Aim:
Make an exact copy of the records, with the images left out.

-- begin Data lines --

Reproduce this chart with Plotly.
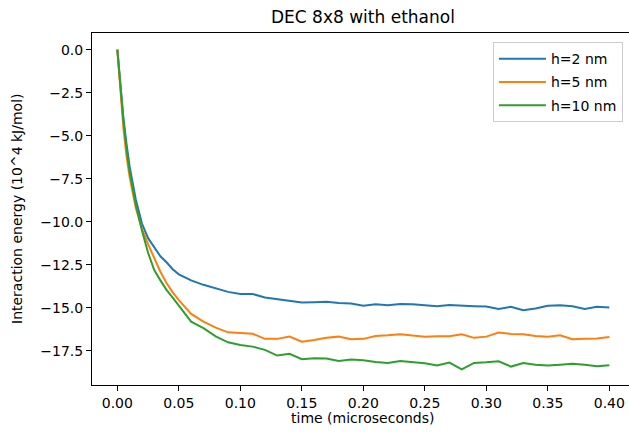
import plotly.graph_objects as go

time_us = [0, 0.0025, 0.005, 0.0075, 0.01, 0.015, 0.02, 0.025, 0.03, 0.035, 0.04, 0.045, 0.05,
           0.06, 0.07, 0.08, 0.09, 0.10, 0.11, 0.12, 0.13, 0.14, 0.15, 0.16, 0.17, 0.18, 0.19,
           0.20, 0.21, 0.22, 0.23, 0.24, 0.25, 0.26, 0.27, 0.28, 0.29, 0.30, 0.31, 0.32, 0.33,
           0.34, 0.35, 0.36, 0.37, 0.38, 0.39, 0.40]

h2_energy = [0, -2.2, -4.0, -5.5, -6.8, -8.7, -10.1, -10.95, -11.5, -12.0, -12.35, -12.75, -13.05,
             -13.4, -13.66, -13.88, -14.07, -14.19, -14.19, -14.4, -14.49, -14.56, -14.69, -14.67,
             -14.65, -14.71, -14.75, -14.88, -14.79, -14.85, -14.77, -14.79, -14.83, -14.9, -14.83,
             -14.88, -14.9, -14.92, -15.06, -14.94, -15.13, -15.04, -14.88, -14.85, -14.9, -15.06,
             -14.94, -14.98]

h5_energy = [0, -2.6, -4.6, -6.2, -7.4, -9.2, -10.4, -11.3, -12.15, -12.9, -13.55, -14.1, -14.55,
             -15.35, -15.8, -16.15, -16.42, -16.47, -16.5, -16.8, -16.8, -16.67, -16.96, -16.86,
             -16.73, -16.67, -16.82, -16.8, -16.63, -16.59, -16.53, -16.61, -16.67, -16.65, -16.65,
             -16.53, -16.74, -16.67, -16.43, -16.51, -16.53, -16.63, -16.67, -16.59, -16.82, -16.8,
             -16.78, -16.69]

h10_energy = [0, -2.3, -4.2, -5.8, -7.1, -9.0, -10.5, -11.8, -12.8, -13.4, -13.95, -14.4, -14.85,
              -15.8, -16.18, -16.65, -17.0, -17.15, -17.25, -17.44, -17.77, -17.67, -17.98, -17.92,
              -17.94, -18.08, -18.0, -18.04, -18.14, -18.2, -18.08, -18.16, -18.22, -18.35, -18.18,
              -18.57, -18.2, -18.16, -18.1, -18.41, -18.2, -18.3, -18.35, -18.3, -18.24, -18.31,
              -18.39, -18.33]

series_names = ["h=2 nm", "h=5 nm", "h=10 nm"]
series_colors = ["#1f77b4", "#ff7f0e", "#2ca02c"]

x_ticks = [0.0, 0.05, 0.10, 0.15, 0.20, 0.25, 0.30, 0.35, 0.40]
x_tick_labels = ["0.00", "0.05", "0.10", "0.15", "0.20", "0.25", "0.30", "0.35", "0.40"]
y_ticks = [0.0, -2.5, -5.0, -7.5, -10.0, -12.5, -15.0, -17.5]
y_tick_labels = ["0.0", "\u22122.5", "\u22125.0", "\u22127.5", "\u221210.0", "\u221212.5",
                 "\u221215.0", "\u221217.5"]

FONT = "DejaVu Sans"

fig = go.Figure()
for name, color, ys in zip(series_names, series_colors, [h2_energy, h5_energy, h10_energy]):
    fig.add_trace(go.Scatter(x=time_us, y=ys, mode="lines", name=name, legendgroup=name,
                             line=dict(color=color, width=2)))

fig.update_layout(
    width=629, height=432, autosize=False,
    margin=dict(l=92, r=0, t=33, b=47, pad=0, autoexpand=False),
    plot_bgcolor="white", paper_bgcolor="white",
    font=dict(family=FONT, size=14, color="#000"),
    showlegend=True,
    legend=dict(x=0.7466, y=0.974, xanchor="left", yanchor="top",
                bgcolor="rgba(255,255,255,0.8)", bordercolor="#cccccc", borderwidth=1,
                font=dict(family=FONT, size=14, color="#000"), tracegroupgap=2,
                itemwidth=47),
    xaxis=dict(range=[-0.0206, 0.416], tickmode="array", tickvals=x_ticks,
               ticktext=x_tick_labels, automargin=False,
               showgrid=False, zeroline=False, showline=True, linecolor="#000", linewidth=1,
               mirror=True, ticks="outside", ticklen=5, tickwidth=1, tickcolor="#000",
               tickfont=dict(family=FONT, size=14, color="#000")),
    yaxis=dict(range=[-19.48, 0.97], tickmode="array", tickvals=y_ticks,
               ticktext=y_tick_labels, automargin=False,
               showgrid=False, zeroline=False, showline=True, linecolor="#000", linewidth=1,
               mirror=False, ticks="outside", ticklen=5, tickwidth=1, tickcolor="#000",
               tickfont=dict(family=FONT, size=14, color="#000")),
    annotations=[
        dict(text="DEC 8x8 with ethanol", xref="paper", yref="paper", x=0.504, y=1.0,
             yshift=16, xanchor="center", yanchor="middle", showarrow=False,
             font=dict(family=FONT, size=17, color="#000")),
        dict(text="time (microseconds)", xref="paper", yref="paper", x=0.504, y=0.0,
             yshift=-33, xanchor="center", yanchor="middle", showarrow=False,
             font=dict(family=FONT, size=14, color="#000")),
        dict(text="Interaction energy (10^4 kJ/mol)", xref="paper", yref="paper", x=0.0,
             y=0.5, xshift=-75, xanchor="center", yanchor="middle", textangle=-90,
             showarrow=False, font=dict(family=FONT, size=14, color="#000")),
    ],
)

fig.write_html("out.html", config={"displayModeBar": False},
               post_script="document.body.style.margin='0';document.body.style.overflow='hidden';")
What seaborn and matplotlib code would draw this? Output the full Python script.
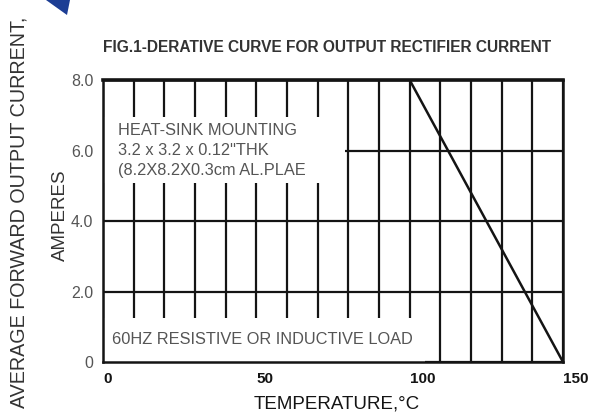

-- end Data lines --

Worked solution:
Reproduce this chart with Plotly.
import plotly.graph_objects as go

time_us = [0, 0.0025, 0.005, 0.0075, 0.01, 0.015, 0.02, 0.025, 0.03, 0.035, 0.04, 0.045, 0.05,
           0.06, 0.07, 0.08, 0.09, 0.10, 0.11, 0.12, 0.13, 0.14, 0.15, 0.16, 0.17, 0.18, 0.19,
           0.20, 0.21, 0.22, 0.23, 0.24, 0.25, 0.26, 0.27, 0.28, 0.29, 0.30, 0.31, 0.32, 0.33,
           0.34, 0.35, 0.36, 0.37, 0.38, 0.39, 0.40]

h2_energy = [0, -2.2, -4.0, -5.5, -6.8, -8.7, -10.1, -10.95, -11.5, -12.0, -12.35, -12.75, -13.05,
             -13.4, -13.66, -13.88, -14.07, -14.19, -14.19, -14.4, -14.49, -14.56, -14.69, -14.67,
             -14.65, -14.71, -14.75, -14.88, -14.79, -14.85, -14.77, -14.79, -14.83, -14.9, -14.83,
             -14.88, -14.9, -14.92, -15.06, -14.94, -15.13, -15.04, -14.88, -14.85, -14.9, -15.06,
             -14.94, -14.98]

h5_energy = [0, -2.6, -4.6, -6.2, -7.4, -9.2, -10.4, -11.3, -12.15, -12.9, -13.55, -14.1, -14.55,
             -15.35, -15.8, -16.15, -16.42, -16.47, -16.5, -16.8, -16.8, -16.67, -16.96, -16.86,
             -16.73, -16.67, -16.82, -16.8, -16.63, -16.59, -16.53, -16.61, -16.67, -16.65, -16.65,
             -16.53, -16.74, -16.67, -16.43, -16.51, -16.53, -16.63, -16.67, -16.59, -16.82, -16.8,
             -16.78, -16.69]

h10_energy = [0, -2.3, -4.2, -5.8, -7.1, -9.0, -10.5, -11.8, -12.8, -13.4, -13.95, -14.4, -14.85,
              -15.8, -16.18, -16.65, -17.0, -17.15, -17.25, -17.44, -17.77, -17.67, -17.98, -17.92,
              -17.94, -18.08, -18.0, -18.04, -18.14, -18.2, -18.08, -18.16, -18.22, -18.35, -18.18,
              -18.57, -18.2, -18.16, -18.1, -18.41, -18.2, -18.3, -18.35, -18.3, -18.24, -18.31,
              -18.39, -18.33]

series_names = ["h=2 nm", "h=5 nm", "h=10 nm"]
series_colors = ["#1f77b4", "#ff7f0e", "#2ca02c"]

x_ticks = [0.0, 0.05, 0.10, 0.15, 0.20, 0.25, 0.30, 0.35, 0.40]
x_tick_labels = ["0.00", "0.05", "0.10", "0.15", "0.20", "0.25", "0.30", "0.35", "0.40"]
y_ticks = [0.0, -2.5, -5.0, -7.5, -10.0, -12.5, -15.0, -17.5]
y_tick_labels = ["0.0", "\u22122.5", "\u22125.0", "\u22127.5", "\u221210.0", "\u221212.5",
                 "\u221215.0", "\u221217.5"]

FONT = "DejaVu Sans"

fig = go.Figure()
for name, color, ys in zip(series_names, series_colors, [h2_energy, h5_energy, h10_energy]):
    fig.add_trace(go.Scatter(x=time_us, y=ys, mode="lines", name=name, legendgroup=name,
                             line=dict(color=color, width=2)))

fig.update_layout(
    width=629, height=432, autosize=False,
    margin=dict(l=92, r=0, t=33, b=47, pad=0, autoexpand=False),
    plot_bgcolor="white", paper_bgcolor="white",
    font=dict(family=FONT, size=14, color="#000"),
    showlegend=True,
    legend=dict(x=0.7466, y=0.974, xanchor="left", yanchor="top",
                bgcolor="rgba(255,255,255,0.8)", bordercolor="#cccccc", borderwidth=1,
                font=dict(family=FONT, size=14, color="#000"), tracegroupgap=2,
                itemwidth=47),
    xaxis=dict(range=[-0.0206, 0.416], tickmode="array", tickvals=x_ticks,
               ticktext=x_tick_labels, automargin=False,
               showgrid=False, zeroline=False, showline=True, linecolor="#000", linewidth=1,
               mirror=True, ticks="outside", ticklen=5, tickwidth=1, tickcolor="#000",
               tickfont=dict(family=FONT, size=14, color="#000")),
    yaxis=dict(range=[-19.48, 0.97], tickmode="array", tickvals=y_ticks,
               ticktext=y_tick_labels, automargin=False,
               showgrid=False, zeroline=False, showline=True, linecolor="#000", linewidth=1,
               mirror=False, ticks="outside", ticklen=5, tickwidth=1, tickcolor="#000",
               tickfont=dict(family=FONT, size=14, color="#000")),
    annotations=[
        dict(text="DEC 8x8 with ethanol", xref="paper", yref="paper", x=0.504, y=1.0,
             yshift=16, xanchor="center", yanchor="middle", showarrow=False,
             font=dict(family=FONT, size=17, color="#000")),
        dict(text="time (microseconds)", xref="paper", yref="paper", x=0.504, y=0.0,
             yshift=-33, xanchor="center", yanchor="middle", showarrow=False,
             font=dict(family=FONT, size=14, color="#000")),
        dict(text="Interaction energy (10^4 kJ/mol)", xref="paper", yref="paper", x=0.0,
             y=0.5, xshift=-75, xanchor="center", yanchor="middle", textangle=-90,
             showarrow=False, font=dict(family=FONT, size=14, color="#000")),
    ],
)

fig.write_html("out.html", config={"displayModeBar": False},
               post_script="document.body.style.margin='0';document.body.style.overflow='hidden';")
What seaborn and matplotlib code would draw this? Output the full Python script.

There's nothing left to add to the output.